DATA LINES:
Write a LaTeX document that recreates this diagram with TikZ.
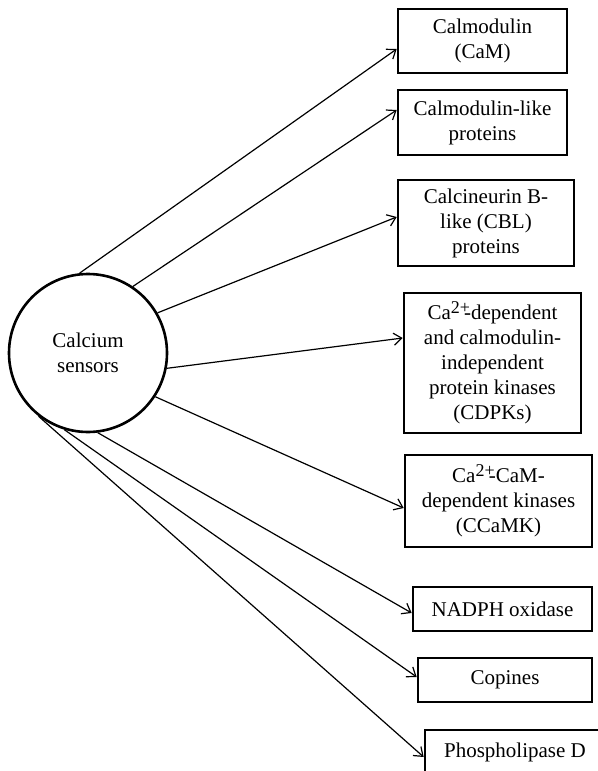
\documentclass[tikz,border=0pt]{standalone}
\usepackage{fontspec}
\setmainfont{Liberation Serif}
\usetikzlibrary{arrows.meta}
\newcommand{\catwo}{Ca\raisebox{.65ex}{\small 2+}\kern-.28em}
\begin{document}
\begin{tikzpicture}[x=0.5pt, y=-0.5pt,
                    every node/.style={font=\fontsize{10.5}{12.5}\selectfont},
                    sensor/.style={circle,draw,line width=1.3pt,minimum size=79pt,inner sep=0pt,align=center},
                    kind/.style={rectangle,draw,line width=1.3pt,align=center,inner sep=0pt}]

  \clip (0,0) rectangle (598,771);

  \node[sensor] (cs) at (88,353) {Calcium\\sensors};

  \node[kind,minimum width=84.5pt,minimum height=32pt] (cam) at (482.5,41) {Calmodulin\\(CaM)};
  \node[kind,minimum width=84.5pt,minimum height=32.5pt] (cml) at (482.5,122.5) {Calmodulin-like\\proteins};
  \node[kind,minimum width=88pt,minimum height=43pt] (cbl) at (486,223) {Calcineurin B-\\like (CBL)\\proteins};
  \node[kind,minimum width=88.5pt,minimum height=70pt] (cdpk) at (492.5,363)
       {\catwo-dependent\\and calmodulin-\\independent\\protein kinases\\(CDPKs)};
  \node[kind,minimum width=93.5pt,minimum height=46pt] (ccamk) at (498.5,501)
       {\catwo-CaM-\\dependent kinases\\(CCaMK)};
  \node[kind,minimum width=89.5pt,minimum height=22pt] (nadph) at (502.5,609) {NADPH oxidase};
  \node[kind,minimum width=87pt,minimum height=22pt] (cop) at (505,680) {Copines};
  \node[kind,minimum width=90pt,minimum height=22pt] (pld) at (515,752) {Phospholipase D};

  \path[-{Straight Barb[length=4pt,width=6pt]}, line width=0.6pt]

    (cs.96)   edge ([yshift=-4pt]cam.west)
    (cs.56)   edge ([yshift=6.25pt]cml.west)
    (cs.30)   edge ([yshift=3pt]cbl.west)
    (cs.-11)  edge ([yshift=12.5pt]cdpk.west)
    (cs.-33)  edge ([yshift=-3.5pt]ccamk.west)
    (cs.-83)  edge ([yshift=-2pt]nadph.west)
    (cs.-107) edge ([yshift=1.5pt]cop.west)
    (cs.-128) edge ([yshift=-2.5pt]pld.west)	;

\end{tikzpicture}
\end{document}
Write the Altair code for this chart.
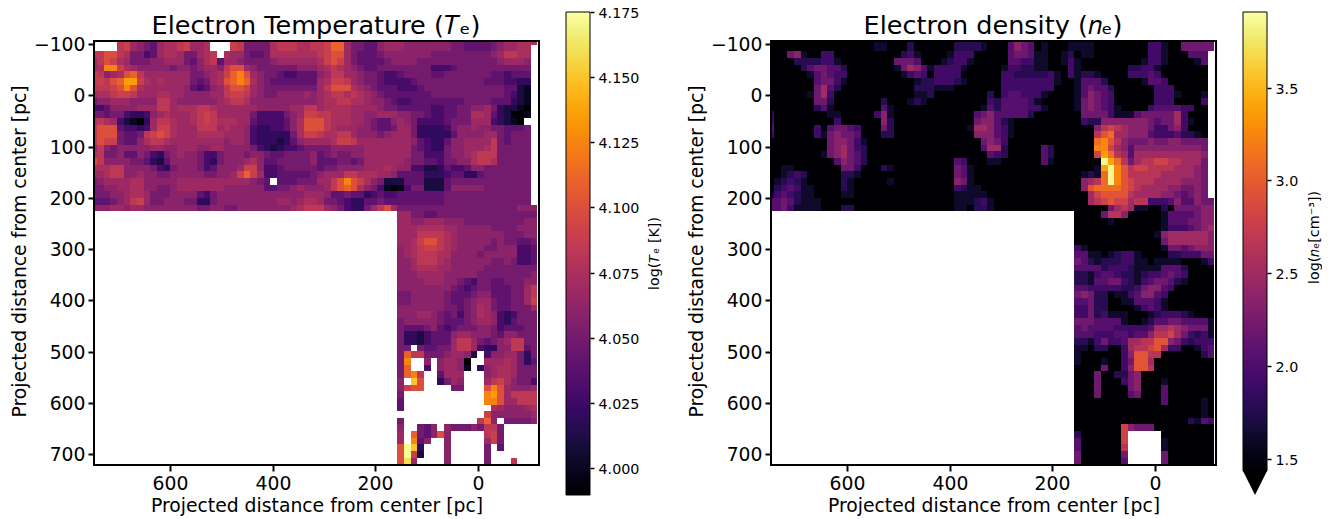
import altair as alt
import pandas as pd

FONT = "DejaVu Sans"
x_ticks = [600, 400, 200, 0]
y_ticks = [-100, 0, 100, 200, 300, 400, 500, 600, 700]
te_ticks = [4.000, 4.025, 4.050, 4.075, 4.100, 4.125, 4.150, 4.175]
ne_ticks = [1.5, 2.0, 2.5, 3.0, 3.5]
codes = "0123456789abcdefghi"
te_levels = [3.99, 4.00, 4.01, 4.02, 4.03, 4.04, 4.05, 4.06, 4.068, 4.075, 4.083, 4.09, 4.10, 4.11, 4.125, 4.135, 4.15, 4.16, 4.172]
ne_levels = [1.40, 1.62, 1.78, 1.92, 2.05, 2.2, 2.35, 2.5, 2.65, 2.8, 2.95, 3.1, 3.25, 3.4, 3.55, 3.7, 3.85, 3.9, 3.9]

te_upper = [
"....ab8765 899ab889.. .ba66669aa a99aabdd86 6557888777 7777665555 6788999",
"....ab8765 899ab889.. .ba66669aa a99aabdd86 6557888777 7777665555 678899.",
"aacca96645 89986689a. 9886556999 9999abcc86 5556777777 7666666666 78aa99.",
"8acb986667 78886579a5 8876666788 88889bcb86 5555677776 6666666666 678887.",
"89eeb98777 7767767887 acc8766666 677789a987 6556666666 6444566666 666666.",
"ba789cda88 8888866789 bdec876654 455578aa88 7665445666 6556666666 554555.",
"abacdffb98 9888865689 cded976555 555589bba8 7665444456 6666666665 554433.",
"aaabcec988 8888754578 accb876666 66668accc9 8765554445 6666666666 665521.",
"899abba888 9988777788 abba876677 778789aa9a 9876555555 5666666666 665421.",
"6778887777 aa87777778 9aa9777777 7777899aa9 9877654455 5555556666 555321.",
"4457777888 aa8999aa98 8888877777 88aa899998 8887665555 5445566778 632210.",
"6656643347 898889aba8 8888644446 78bbaa9998 8778887766 5445566998 532001.",
"9a98421038 aa9889aba9 9988544445 79ccca9998 8765578764 4445666888 43210..",
"accc544348 bb9888aaa8 9887433445 79ccca9888 7765568863 3334677877 665556.",
"accc6556ab cb98889999 8887433333 69bba99aa8 7776788863 3333577778 865666.",
"acbb65579a a988888888 7887433323 5788889bba 8888888875 4335778888 a65666.",
"8a76777778 8778887788 7777643234 4566667777 7888888865 4336778889 a66666.",
"9a66755764 3678776446 7776776556 6667567667 7888888866 44467789aa a66666.",
"ca77776653 2577776436 7778975566 6667555665 6888888766 55466779aa 966666.",
"999aa77776 4367776457 778bb74456 6666566777 7888987744 2235445776 666666.",
"889aa77877 6677777667 78bdb84455 55567888aa 9998875555 3334553356 666666.",
"6788889977 7778888888 8888765.55 566688acec b976222555 2225666666 666666.",
"6677889977 6678888888 7777775566 787778acdc 9764101466 2225777776 666666.",
"6667789986 6677775467 7777777777 7788875565 5345445555 5556666666 666666.",
"555678ab86 6777663367 7777777788 7899866543 3556555555 5556666666 666666.",
"7778878877 7777776677 6677777777 89aaa87643 368ac86666 6666666666 6666777",
]
te_lower = [
"8866556666 66666666666",
"8877888777 66666666677",
"8889999887 77776666777",
"888aaaa987 77777766677",
"889bcca987 77776766556",
"789abba987 77766777445",
"789aaa9977 77677777445",
"778aaa9877 77776676445",
"7789998877 77766666666",
"7778888777 77666666667",
"7777888776 54665566677",
"7777777765 4566555668a",
"6677777655 5677555668a",
"6677777655 6788655668b",
"7777777665 67986556668",
"7778876564 67987434666",
"6777776555 67887435666",
"6555675456 66776455566",
"6332455578 87776577666",
"633245558a a865678aa66",
"66.655668a a843377aa56",
"6daa666788 72.47788636",
"6e..7.7887 0..88898635",
"6d..4.7887 1.378998666",
"6dea..5888 ...78998666",
"7.gc..3687 ...8ab97664",
"7bcc....66 ...cec87778",
"6......... ...efc8aaaa",
"5......... ...eec88aaa",
"5......... ....9877789",
".......... ...b7777778",
"6......... ..ad7.66667",
"7..657.766 676aa6.....",
"8.d657c7.. ...ab6.....",
"8.e57..7.. ...8b6.....",
"cig3...7.. ...6.5.....",
"cib2...7.. ...6.......",
"ch8....7.. ...6...a...",
]
ne_upper = [
"0000000000 0000001100 0200000022 2210004654 0100011110 0000000331 0055555",
"0000000000 0000001100 0200000022 2210004654 0100011110 0000000331 0055555",
"0005610033 0000000000 2310000133 3000004554 1100120110 0000000331 000444.",
"0000222233 1000000005 5540001233 1000004433 1100131000 0000001331 000014.",
"0000024554 4200000001 5764133331 0000013322 1100031000 0000223310 000000.",
"0000001454 3300000000 1343033330 0000033222 2231031221 0000333430 000000.",
"0000000455 3100000000 0012233321 0000033333 3331001444 2000001443 000000.",
"0000000574 2000000000 0022211100 0000033333 3330001454 4200000033 300000.",
"0000001573 0000000000 0011200000 0002034433 3100001465 4300000033 310001.",
"0000000552 0000000200 0121000000 0003244443 1000001565 4300000033 300003.",
"0000000241 0000000410 0000000000 0014244443 3100001565 4310000344 443300.",
"2000000001 1000003610 0000000000 0456444442 0000000555 5311145555 573000.",
"3000000000 3000000620 0000000000 0566421000 0000000322 6666666545 573100.",
"4000000304 5543000520 0000000000 1776431000 0000000006 8987666533 563000.",
"3000000315 6554000220 0000000000 0666431000 0000000008 ab77666433 342210.",
"0000000005 6653100000 0000000000 0056530000 000000000b ca86555655 665555.",
"0000000005 6753200000 0000000000 0047720000 042000000c c976466666 666665.",
"0000000015 6754200000 0000000000 0004320000 0420000009 db87477777 777776.",
"0000000000 4654200000 0000000043 0001100000 0410000000 gdb8578899 887775.",
"0011000000 0553000210 0000000054 1000000000 0000000001 dgca899888 877765.",
"0012320000 0221000000 0000000054 1000000000 0000000121 bgca888887 777765.",
"0123210000 0210000010 0000000065 1000000000 0000000678 bgca988877 776665.",
"0234311000 0210000000 0000000032 1100000000 00000006ab bbba987777 665565.",
"1343211000 0110000000 0000000011 1110000000 0000000079 aaaa877776 654565.",
"4454211100 0000000000 0000000011 1231000000 0000000078 9a99788333 4644655",
"4453111100 0220000000 0000000011 0221000000 0000000000 0578711002 0555566",
]
ne_lower = [
"0000588600 00014444566",
"0000010000 00014445566",
"0000000000 00013334567",
"0000000000 00167777776",
"0000000000 00057777776",
"3100000000 00015545666",
"4411012331 00002233355",
"5421222331 10111100013",
"4444233321 11144420000",
"2213443221 23345430000",
"2214455321 34554210000",
"4433333223 56643000000",
"5652201134 66430000000",
"4452200114 44310000000",
"3352200001 34310000000",
"3352311100 01233321000",
"5554444100 12445544441",
"4544443333 34778765551",
"4443334434 46889753231",
"2213533477 88aa6532333",
"1102200378 89a73300134",
"100000036a a8800000024",
"100010035a a7000000000",
"000050036a a8000000000",
"0005002256 00000000000",
"0005000356 00010000000",
"0005000056 00040000000",
"0005000045 00040000000",
"0000000000 00040000010",
"0000000000 00000000010",
"0000000000 00000000010",
"0000000000 00000002143",
"0000000965 55000000000",
"20000009.. ...00000000",
"40000009.. ...10000000",
"40000008.. ...10000000",
"50000005.. ...50000000",
"50000004.. ...50000000",
]

X_LEFT, X_RIGHT = 748, -119
Y_TOP, Y_BOTTOM = -106, 721
CELL = 13.0
EDGE_X, EDGE_Y = 157.2, 226.0
PANEL_H = 483
RANGE_Y = [29, 453]
LEFT_BLANK = "." * 46
AXF = 18.8
CBF = 14.3
TITLE_F = 25.5


def cells(upper, lower, levels):
    rows = [r.replace(" ", "") for r in upper] + [LEFT_BLANK + r.replace(" ", "") for r in lower]
    out = []
    for r, row in enumerate(rows):
        assert len(row) == 67, (r, len(row))
        for c, ch in enumerate(row):
            if ch == ".":
                continue
            x1 = EDGE_X + (46 - c) * CELL
            y1 = EDGE_Y + (r - 26) * CELL
            out.append({"x": x1, "x2": x1 - CELL, "y": y1, "y2": y1 + CELL,
                        "v": levels[codes.index(ch)]})
    return pd.DataFrame(out)


def panel(df, domain, title_text):
    xs = alt.Scale(domain=[X_LEFT, X_RIGHT], clamp=True, nice=False, zero=False, round=True)
    ys = alt.Scale(domain=[Y_TOP, Y_BOTTOM], range=RANGE_Y, clamp=True, nice=False, zero=False, round=True)
    xax = alt.Axis(values=x_ticks, title="Projected distance from center [pc]", offset=-(PANEL_H - RANGE_Y[1]),
                   grid=False, domain=False, tickColor="black", tickWidth=2, tickSize=6, labelFontSize=AXF,
                   titleFontSize=AXF, labelFont=FONT, titleFont=FONT, labelColor="#000", titleColor="#000",
                   titleFontWeight="normal", labelPadding=3, titlePadding=4, labelFlush=False)
    yax = alt.Axis(values=y_ticks, title="Projected distance from center [pc]",
                   grid=False, domain=False, tickColor="black", tickWidth=2, tickSize=6, labelFontSize=AXF,
                   titleFontSize=AXF, labelFont=FONT, titleFont=FONT, labelColor="#000", titleColor="#000",
                   titleFontWeight="normal", labelPadding=3, titlePadding=4, labelFlush=False, titleY=239)
    rects = alt.Chart(df).mark_rect(strokeWidth=0).encode(
        x=alt.X("x:Q", scale=xs, axis=xax), x2="x2:Q",
        y=alt.Y("y:Q", scale=ys, axis=yax), y2="y2:Q",
        color=alt.Color("v:Q", scale=alt.Scale(scheme="inferno", domain=domain, clamp=True), legend=None),
    )
    frame = alt.Chart(pd.DataFrame({"x": [X_LEFT], "x2": [X_RIGHT], "y": [Y_TOP], "y2": [Y_BOTTOM]})).mark_rect(
        filled=False, stroke="black", strokeWidth=2).encode(x="x:Q", x2="x2:Q", y="y:Q", y2="y2:Q")
    title = alt.Chart(pd.DataFrame({"t": [title_text]})).mark_text(
        font=FONT, fontSize=TITLE_F, baseline="alphabetic", align="center", color="#000").encode(
        text="t:N", x=alt.value(222), y=alt.value(22))
    return alt.layer(rects, frame, title).properties(width=445, height=PANEL_H)


def colorbar(lo, hi, bottom, ticks, label, fmt, title_x, title_y):
    n = 128
    step = (hi - lo) / n
    grad = pd.DataFrame({"y": [lo + i * step for i in range(n)], "y2": [lo + (i + 1) * step for i in range(n)],
                         "v": [lo + (i + 0.5) * step for i in range(n)]})
    ys = alt.Scale(domain=[bottom, hi], nice=False, zero=False, round=True)
    xs = alt.Scale(domain=[0, 1], nice=False)
    ax = alt.Axis(values=ticks, orient="right", title=label, format=fmt, grid=False, domain=False, tickColor="black",
                  tickWidth=1.5, tickSize=4, labelFontSize=CBF, titleFontSize=CBF, labelFont=FONT, titleFont=FONT,
                  labelColor="#000", titleColor="#000", titleFontWeight="normal", labelPadding=4, titlePadding=6,
                  titleAngle=270, titleX=title_x, titleY=title_y, labelFlush=False, labelOffset=1.5)
    xax = alt.X("x0:Q", scale=xs, axis=None)
    g = alt.Chart(grad).transform_calculate(x0="0", x1="1").mark_rect(strokeWidth=0).encode(
        x=xax, x2="x1:Q", y=alt.Y("y:Q", scale=ys, axis=ax), y2="y2:Q",
        color=alt.Color("v:Q", scale=alt.Scale(scheme="inferno", domain=[lo, hi]), legend=None))
    outline = alt.Chart(pd.DataFrame({"x0": [0], "x1": [1], "y": [lo], "y2": [hi]})).mark_rect(
        filled=False, stroke="black", strokeWidth=1).encode(x=xax, x2="x1:Q", y="y:Q", y2="y2:Q")
    layers = [g, outline]
    if bottom < lo:
        tri = alt.Chart(pd.DataFrame({"x0": [0, 0.5, 1], "y": [lo, bottom, lo], "y2": [lo, lo, lo]})).mark_area(
            color="black").encode(x=xax, y="y:Q", y2="y2:Q")
        layers.append(tri)
    return alt.layer(*layers).properties(width=24, height=PANEL_H)


left = panel(cells(te_upper, te_lower, te_levels), [3.99, 4.175], "Electron Temperature (𝑇ₑ)")
right = panel(cells(ne_upper, ne_lower, ne_levels), [1.433, 3.907], "Electron density (𝑛ₑ)")
cb1 = colorbar(3.9897, 4.175, 3.9897, te_ticks, "log(𝑇ₑ [K])", ".3f", 71, 241)
cb2 = colorbar(1.433, 3.907, 1.305, ne_ticks, "log(𝑛ₑ[cm⁻³])", ".1f", 54, 225)

chart = alt.hconcat(
    alt.hconcat(left, cb1, spacing=25).resolve_scale(color="independent"),
    alt.hconcat(right, cb2, spacing=25).resolve_scale(color="independent"),
    spacing=25,
).resolve_scale(color="independent").properties(
    padding={"left": 2, "top": -2, "right": 0, "bottom": 0}).configure_view(stroke=None)

chart.save("out.html", embed_options={"renderer": "svg", "actions": False})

PROBLEM STATEMENT:
Only the lines from the start of the entries above to the line containing "(cs) at (88,353)" are to be given again, exactly and with both ends included; pictures are excluded.

ANSWER:
Write a LaTeX document that recreates this diagram with TikZ.
\documentclass[tikz,border=0pt]{standalone}
\usepackage{fontspec}
\setmainfont{Liberation Serif}
\usetikzlibrary{arrows.meta}
\newcommand{\catwo}{Ca\raisebox{.65ex}{\small 2+}\kern-.28em}
\begin{document}
\begin{tikzpicture}[x=0.5pt, y=-0.5pt,
                    every node/.style={font=\fontsize{10.5}{12.5}\selectfont},
                    sensor/.style={circle,draw,line width=1.3pt,minimum size=79pt,inner sep=0pt,align=center},
                    kind/.style={rectangle,draw,line width=1.3pt,align=center,inner sep=0pt}]

  \clip (0,0) rectangle (598,771);

  \node[sensor] (cs) at (88,353) {Calcium\\sensors};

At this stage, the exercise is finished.